There are a variety of different types of mortgages. An FHA mortgage is a loan from a private lender that is guaranteed by the Federal Housing Administration. FHA mortgages tend to have lower interest rates, lower down payments and longer terms over which to make payments (up to 35 years). However, not every house can be financed with an FHA mortgage, especially older houses that do not pass the inspection required by the federal government. VA mortgages, which are available to certain veterans, are loans from private lenders guaranteed by the federal Veterans Administration. These mortgages typically offer even lower interest rates than FHA loans and may not even require a down payment. Conventional mortgages are loans made by private lenders that are not guaranteed by the government. Thus, they typically have higher interest rates which tend to vary from lender to lender.
If the terms of the purchase agreement have been met, inspections concluded, title questions settled and financing obtained, all of the parties involved in the sale of the house will meet to sign documents and transfer money. This meeting is known as the closing. Just before the closing, the buyer and seller may meet to inspect the property one more time to ensure that the house and property have not substantially changed since the buyer last saw them.

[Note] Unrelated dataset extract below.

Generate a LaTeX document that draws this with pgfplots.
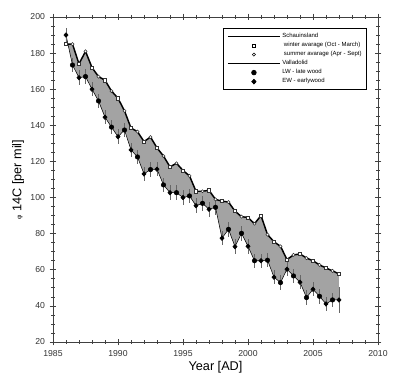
\documentclass[border=0pt]{standalone}
\usepackage{fontspec}
\setmainfont{Liberation Sans}
\usepackage{pgfplots}
\usepackage{pgfplotstable}
\pgfplotsset{compat=1.18}
\usepgfplotslibrary{fillbetween}

\pgfplotsset{
  legline/.style={legend image code/.code={\draw[##1] (0pt,0pt) -- (39pt,0pt);}},
  legmark/.style={legend image code/.code={\draw[##1] plot coordinates {(19.5pt,0pt)};}},
}

% Schauinsland: winter average at x.0, summer average at x.5
\pgfplotstableread{
x y
1986.0 185
1986.5 185
1987.0 174
1987.5 181
1988.0 172
1988.5 167
1989.0 165
1989.5 159
1990.0 155
1990.5 148
1991.0 138.5
1991.5 136.5
1992.0 131
1992.5 133.5
1993.0 127.5
1993.5 123
1994.0 117
1994.5 119
1995.0 115
1995.5 112
1996.0 103.5
1996.5 103.5
1997.0 104
1997.5 99
1998.0 98
1998.5 97.5
1999.0 92.5
1999.5 89.4
2000.0 89
2000.5 85.5
2001.0 90
2001.5 79.5
2002.0 75.5
2002.5 73
2003.0 65.7
2003.5 68.2
2004.0 68.8
2004.5 66.5
2005.0 65
2005.5 62.7
2006.0 61
2006.5 59.4
2007.0 57.7
}\schau

% Valladolid: EW at x.0, LW at x.5
\pgfplotstableread{
x y e
1986.0 190 4
1986.5 173.4 4
1987.0 166.4 4
1987.5 167 4
1988.0 160 4
1988.5 153.5 4
1989.0 144.5 4
1989.5 139 4
1990.0 133.7 4
1990.5 137.4 4
1991.0 126.4 4
1991.5 122.5 4
1992.0 113.1 4
1992.5 115.5 4
1993.0 115.7 4
1993.5 107 4
1994.0 102.7 4
1994.5 102.7 4
1995.0 100 4
1995.5 100.9 4
1996.0 95.5 4
1996.5 96.8 4
1997.0 93.5 4
1997.5 94.6 4
1998.0 77.5 4
1998.5 82.4 4
1999.0 72.8 4
1999.5 80.2 4
2000.0 73 4
2000.5 65 4
2001.0 65 4
2001.5 65.3 4
2002.0 55.9 4
2002.5 52.9 4
2003.0 60.3 4
2003.5 56.6 4
2004.0 53.1 4
2004.5 44.6 4
2005.0 49.2 4
2005.5 45.3 4
2006.0 41.1 4
2006.5 43.3 4
2007.0 43.3 7
}\vall

\begin{document}
\begin{tikzpicture}
\begin{axis}[
  set layers,
  width=243.75pt, height=243.75pt, scale only axis,
  xmin=1985, xmax=2010, ymin=20, ymax=200,
  xtick={1985,1990,...,2010}, minor x tick num=4,
  ytick={20,40,...,200}, minor y tick num=3,
  tick align=center,
  major tick length=5pt, minor tick length=3pt,
  every tick/.style={black!75, line width=0.5pt},
  axis line style={black!75, line width=0.6pt},
  /pgf/number format/.cd, 1000 sep={}, assume math mode=true,
  /pgfplots/.cd,
  tick label style={font=\fontsize{6.5}{7.5}\selectfont, text=black!80},
  xlabel={Year [AD]},
  ylabel={{\fontsize{5}{6}\selectfont φ} 14C [per mil]},
  label style={font=\fontsize{9.5}{11}\selectfont},
  xlabel style={yshift=3pt},
  ylabel style={yshift=-2pt},
  legend style={at={(0.966,0.966)}, anchor=north east, draw=black, line width=0.6pt,
    font=\fontsize{4.5}{5.5}\selectfont, row sep=-0.4pt, inner sep=2.5pt,
    nodes={inner sep=1.2pt}},
  legend cell align=left,
]
% fill between the two records
\addplot[name path=S, draw=none, forget plot] table[x=x,y=y] {\schau};
\addplot[name path=V, draw=none, forget plot] table[x=x,y=y] {\vall};
\addplot[fill=black!36, draw=none, forget plot] fill between[of=S and V];

% Valladolid line with error bars
\addplot[black, line width=0.4pt, mark=none, forget plot,
  error bars/.cd, y dir=both, y explicit,
  error bar style={black!60, line width=0.5pt}, error mark=none]
  table[x=x, y=y, y error=e] {\vall};
\addplot[only marks, mark=diamond*, mark size=1.7pt, mark options={fill=black, draw=black, xscale=1.25},
  mark repeat=2, mark phase=1, forget plot] table[x=x,y=y] {\vall};
\addplot[only marks, mark=*, mark size=1.7pt, mark options={fill=black, draw=black},
  mark repeat=2, mark phase=2, forget plot] table[x=x,y=y] {\vall};

% Schauinsland line with markers
\addplot[black, line width=1.1pt, mark=none, forget plot] table[x=x,y=y] {\schau};
\addplot[only marks, mark=square*, mark size=1.2pt, mark options={fill=white, draw=black!80, line width=0.4pt},
  mark repeat=2, mark phase=1, forget plot] table[x=x,y=y] {\schau};
\addplot[only marks, mark=*, mark size=1.2pt, mark options={fill=white, draw=black!80, line width=0.4pt},
  mark repeat=2, mark phase=2, forget plot] table[x=x,y=y] {\schau};

% legend
\addlegendimage{black, line width=1.1pt, legline}
\addlegendentry{Schauinsland}
\addlegendimage{only marks, mark=square*, mark size=1.2pt, mark options={fill=white, draw=black, line width=0.4pt}, legmark}
\addlegendentry{\ winter avarage (Oct - March)}
\addlegendimage{only marks, mark=*, mark size=1.2pt, mark options={fill=white, draw=black, line width=0.4pt}, legmark}
\addlegendentry{\ summer avarage (Apr - Sept)}
\addlegendimage{black, line width=0.4pt, legline}
\addlegendentry{Valladolid}
\addlegendimage{only marks, mark=*, mark size=1.7pt, mark options={fill=black, draw=black}, legmark}
\addlegendentry{LW - late wood}
\addlegendimage{only marks, mark=diamond*, mark size=1.7pt, mark options={fill=black, draw=black, xscale=1.25}, legmark}
\addlegendentry{EW - earlywood}
\end{axis}
\path (current axis.south west) ++(-39.75pt,-26.25pt);
\path (current axis.north east) ++(16.5pt,12.75pt);
\end{tikzpicture}
\end{document}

A basic closing usually includes, among other things, the buyer showing the lender proof of title insurance and homeowner's insurance. The buyer then signs the mortgage agreement. The completed mortgage agreement provides cash toward the amount of the purchase price which is given to the seller. The seller then signs the deed that transfers ownership of the property over to the buyer. After any remaining cash adjustments are made, the purchase is concluded and the buyer should be the new property owner. The buyer should immediately have the deed and mortgage recorded at the local county records office.
This publication is not intended to be a substitute for legal advice or a legal opinion. It deals in broad terms only and is intended to merely provide a brief overview and give general information.